*Task directions*: Set down the material below word for word, excluding the pictures.

*Source data*:
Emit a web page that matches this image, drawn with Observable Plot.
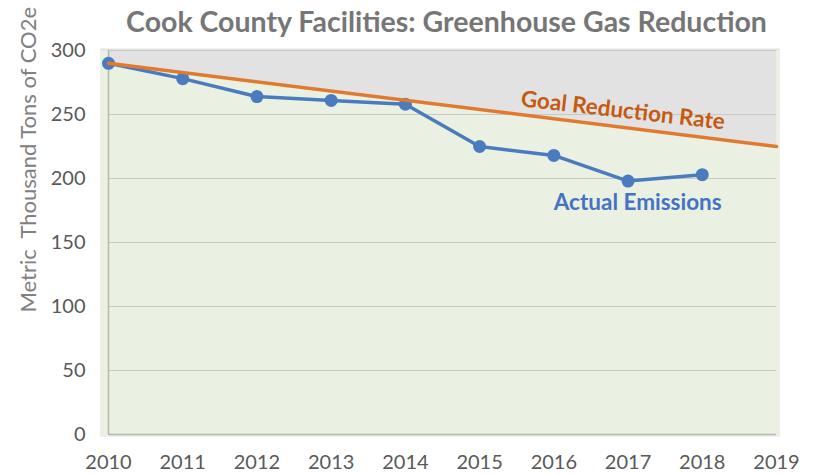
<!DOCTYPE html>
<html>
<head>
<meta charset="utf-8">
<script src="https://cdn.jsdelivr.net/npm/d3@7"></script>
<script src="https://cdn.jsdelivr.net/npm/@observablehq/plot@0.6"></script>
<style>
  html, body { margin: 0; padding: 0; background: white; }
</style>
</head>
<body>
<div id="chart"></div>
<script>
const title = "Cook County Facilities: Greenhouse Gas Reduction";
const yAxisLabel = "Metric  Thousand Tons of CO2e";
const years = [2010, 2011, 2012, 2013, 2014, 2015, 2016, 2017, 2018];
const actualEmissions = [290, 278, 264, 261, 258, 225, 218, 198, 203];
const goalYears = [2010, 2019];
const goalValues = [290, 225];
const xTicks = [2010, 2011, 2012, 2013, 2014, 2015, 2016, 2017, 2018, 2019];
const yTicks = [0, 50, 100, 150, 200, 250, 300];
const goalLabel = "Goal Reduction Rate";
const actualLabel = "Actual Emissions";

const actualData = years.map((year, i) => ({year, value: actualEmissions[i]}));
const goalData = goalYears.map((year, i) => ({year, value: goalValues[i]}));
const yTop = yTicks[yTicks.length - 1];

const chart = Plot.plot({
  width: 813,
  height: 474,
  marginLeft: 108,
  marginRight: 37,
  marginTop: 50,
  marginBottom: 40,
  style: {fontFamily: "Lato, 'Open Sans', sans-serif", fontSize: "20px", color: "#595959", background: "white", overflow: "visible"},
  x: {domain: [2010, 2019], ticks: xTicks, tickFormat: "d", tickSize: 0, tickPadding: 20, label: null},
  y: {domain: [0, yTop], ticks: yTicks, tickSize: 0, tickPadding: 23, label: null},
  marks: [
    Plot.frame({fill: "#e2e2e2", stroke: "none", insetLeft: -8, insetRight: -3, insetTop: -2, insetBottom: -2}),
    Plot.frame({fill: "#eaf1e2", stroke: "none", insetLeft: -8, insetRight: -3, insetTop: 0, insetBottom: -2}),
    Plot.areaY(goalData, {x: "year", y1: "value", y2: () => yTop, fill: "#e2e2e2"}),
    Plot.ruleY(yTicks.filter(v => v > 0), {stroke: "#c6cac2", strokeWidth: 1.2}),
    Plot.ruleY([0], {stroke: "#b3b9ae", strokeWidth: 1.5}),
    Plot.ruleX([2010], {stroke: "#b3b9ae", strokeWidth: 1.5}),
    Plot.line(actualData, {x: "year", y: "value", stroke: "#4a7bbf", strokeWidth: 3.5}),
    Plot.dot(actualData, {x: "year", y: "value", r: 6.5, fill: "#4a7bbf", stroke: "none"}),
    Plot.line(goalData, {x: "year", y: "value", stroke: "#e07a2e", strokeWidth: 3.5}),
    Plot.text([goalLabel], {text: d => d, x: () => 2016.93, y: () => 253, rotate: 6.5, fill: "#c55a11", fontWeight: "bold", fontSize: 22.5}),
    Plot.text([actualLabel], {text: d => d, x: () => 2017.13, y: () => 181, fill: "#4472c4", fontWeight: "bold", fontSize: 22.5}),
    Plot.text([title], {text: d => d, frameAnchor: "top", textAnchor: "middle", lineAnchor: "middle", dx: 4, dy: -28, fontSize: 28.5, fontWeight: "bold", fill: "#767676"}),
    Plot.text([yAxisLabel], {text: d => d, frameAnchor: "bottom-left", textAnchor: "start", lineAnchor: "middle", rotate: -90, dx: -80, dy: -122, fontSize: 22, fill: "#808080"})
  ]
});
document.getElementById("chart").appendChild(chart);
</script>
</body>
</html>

*The answer*:
Emit a web page that matches this image, drawn with Observable Plot.
<!DOCTYPE html>
<html>
<head>
<meta charset="utf-8">
<script src="https://cdn.jsdelivr.net/npm/d3@7"></script>
<script src="https://cdn.jsdelivr.net/npm/@observablehq/plot@0.6"></script>
<style>
  html, body { margin: 0; padding: 0; background: white; }
</style>
</head>
<body>
<div id="chart"></div>
<script>
const title = "Cook County Facilities: Greenhouse Gas Reduction";
const yAxisLabel = "Metric  Thousand Tons of CO2e";
const years = [2010, 2011, 2012, 2013, 2014, 2015, 2016, 2017, 2018];
const actualEmissions = [290, 278, 264, 261, 258, 225, 218, 198, 203];
const goalYears = [2010, 2019];
const goalValues = [290, 225];
const xTicks = [2010, 2011, 2012, 2013, 2014, 2015, 2016, 2017, 2018, 2019];
const yTicks = [0, 50, 100, 150, 200, 250, 300];
const goalLabel = "Goal Reduction Rate";
const actualLabel = "Actual Emissions";

const actualData = years.map((year, i) => ({year, value: actualEmissions[i]}));
const goalData = goalYears.map((year, i) => ({year, value: goalValues[i]}));
const yTop = yTicks[yTicks.length - 1];

const chart = Plot.plot({
  width: 813,
  height: 474,
  marginLeft: 108,
  marginRight: 37,
  marginTop: 50,
  marginBottom: 40,
  style: {fontFamily: "Lato, 'Open Sans', sans-serif", fontSize: "20px", color: "#595959", background: "white", overflow: "visible"},
  x: {domain: [2010, 2019], ticks: xTicks, tickFormat: "d", tickSize: 0, tickPadding: 20, label: null},
  y: {domain: [0, yTop], ticks: yTicks, tickSize: 0, tickPadding: 23, label: null},
  marks: [
    Plot.frame({fill: "#e2e2e2", stroke: "none", insetLeft: -8, insetRight: -3, insetTop: -2, insetBottom: -2}),
    Plot.frame({fill: "#eaf1e2", stroke: "none", insetLeft: -8, insetRight: -3, insetTop: 0, insetBottom: -2}),
    Plot.areaY(goalData, {x: "year", y1: "value", y2: () => yTop, fill: "#e2e2e2"}),
    Plot.ruleY(yTicks.filter(v => v > 0), {stroke: "#c6cac2", strokeWidth: 1.2}),
    Plot.ruleY([0], {stroke: "#b3b9ae", strokeWidth: 1.5}),
    Plot.ruleX([2010], {stroke: "#b3b9ae", strokeWidth: 1.5}),
    Plot.line(actualData, {x: "year", y: "value", stroke: "#4a7bbf", strokeWidth: 3.5}),
    Plot.dot(actualData, {x: "year", y: "value", r: 6.5, fill: "#4a7bbf", stroke: "none"}),
    Plot.line(goalData, {x: "year", y: "value", stroke: "#e07a2e", strokeWidth: 3.5}),
    Plot.text([goalLabel], {text: d => d, x: () => 2016.93, y: () => 253, rotate: 6.5, fill: "#c55a11", fontWeight: "bold", fontSize: 22.5}),
    Plot.text([actualLabel], {text: d => d, x: () => 2017.13, y: () => 181, fill: "#4472c4", fontWeight: "bold", fontSize: 22.5}),
    Plot.text([title], {text: d => d, frameAnchor: "top", textAnchor: "middle", lineAnchor: "middle", dx: 4, dy: -28, fontSize: 28.5, fontWeight: "bold", fill: "#767676"}),
    Plot.text([yAxisLabel], {text: d => d, frameAnchor: "bottom-left", textAnchor: "start", lineAnchor: "middle", rotate: -90, dx: -80, dy: -122, fontSize: 22, fill: "#808080"})
  ]
});
document.getElementById("chart").appendChild(chart);
</script>
</body>
</html>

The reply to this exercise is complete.